# GOAL
Print nothing but the lines from the start of the listing below through the line that contains "const multiplierLabels = ['X', '2X', '4X'];". Do not include the pictures.

# DATA EXCERPT
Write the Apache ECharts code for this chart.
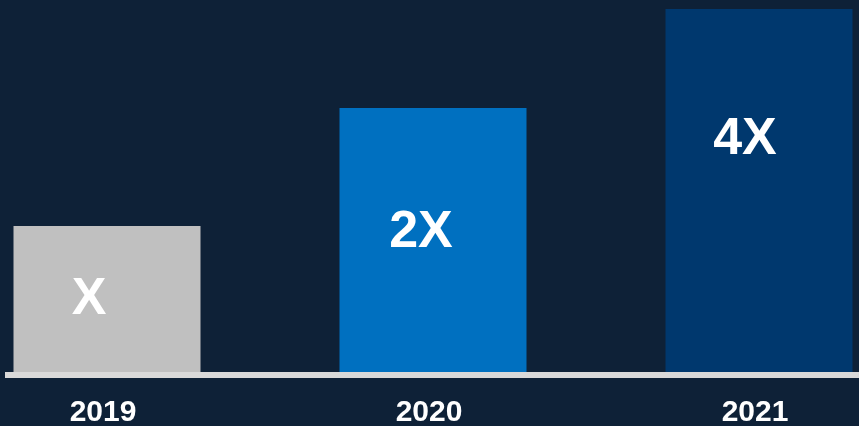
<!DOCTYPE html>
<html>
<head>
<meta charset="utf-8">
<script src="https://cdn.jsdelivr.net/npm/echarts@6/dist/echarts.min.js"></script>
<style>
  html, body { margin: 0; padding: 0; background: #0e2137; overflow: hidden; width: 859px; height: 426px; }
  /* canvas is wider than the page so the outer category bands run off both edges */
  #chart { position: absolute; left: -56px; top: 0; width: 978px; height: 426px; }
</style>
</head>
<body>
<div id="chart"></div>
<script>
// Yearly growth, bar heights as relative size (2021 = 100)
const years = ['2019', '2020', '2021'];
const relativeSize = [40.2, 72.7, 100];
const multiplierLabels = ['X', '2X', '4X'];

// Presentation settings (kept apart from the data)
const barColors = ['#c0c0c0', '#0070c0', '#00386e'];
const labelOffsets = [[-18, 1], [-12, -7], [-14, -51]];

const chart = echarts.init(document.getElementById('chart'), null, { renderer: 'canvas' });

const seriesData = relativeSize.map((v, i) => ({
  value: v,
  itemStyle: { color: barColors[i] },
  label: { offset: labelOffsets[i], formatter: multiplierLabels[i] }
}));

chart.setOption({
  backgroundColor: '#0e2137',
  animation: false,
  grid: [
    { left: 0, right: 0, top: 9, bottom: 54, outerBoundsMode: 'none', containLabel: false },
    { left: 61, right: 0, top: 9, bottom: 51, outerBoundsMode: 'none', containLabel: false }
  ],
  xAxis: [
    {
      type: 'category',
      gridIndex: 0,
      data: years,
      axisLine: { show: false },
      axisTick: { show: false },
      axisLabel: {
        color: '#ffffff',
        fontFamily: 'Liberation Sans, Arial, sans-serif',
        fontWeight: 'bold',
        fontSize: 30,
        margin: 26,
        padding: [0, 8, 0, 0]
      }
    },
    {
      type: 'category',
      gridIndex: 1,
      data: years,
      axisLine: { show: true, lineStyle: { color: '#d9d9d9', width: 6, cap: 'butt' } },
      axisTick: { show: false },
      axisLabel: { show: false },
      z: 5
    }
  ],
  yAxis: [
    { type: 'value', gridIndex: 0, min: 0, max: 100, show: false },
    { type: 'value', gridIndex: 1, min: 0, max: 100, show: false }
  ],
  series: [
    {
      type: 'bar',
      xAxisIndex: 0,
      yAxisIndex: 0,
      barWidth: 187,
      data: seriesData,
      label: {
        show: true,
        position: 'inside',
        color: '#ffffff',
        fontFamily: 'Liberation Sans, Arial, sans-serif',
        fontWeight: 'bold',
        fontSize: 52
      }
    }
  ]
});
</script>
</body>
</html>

# ANSWER TO THE PROBLEM
Write the Apache ECharts code for this chart.
<!DOCTYPE html>
<html>
<head>
<meta charset="utf-8">
<script src="https://cdn.jsdelivr.net/npm/echarts@6/dist/echarts.min.js"></script>
<style>
  html, body { margin: 0; padding: 0; background: #0e2137; overflow: hidden; width: 859px; height: 426px; }
  /* canvas is wider than the page so the outer category bands run off both edges */
  #chart { position: absolute; left: -56px; top: 0; width: 978px; height: 426px; }
</style>
</head>
<body>
<div id="chart"></div>
<script>
// Yearly growth, bar heights as relative size (2021 = 100)
const years = ['2019', '2020', '2021'];
const relativeSize = [40.2, 72.7, 100];
const multiplierLabels = ['X', '2X', '4X'];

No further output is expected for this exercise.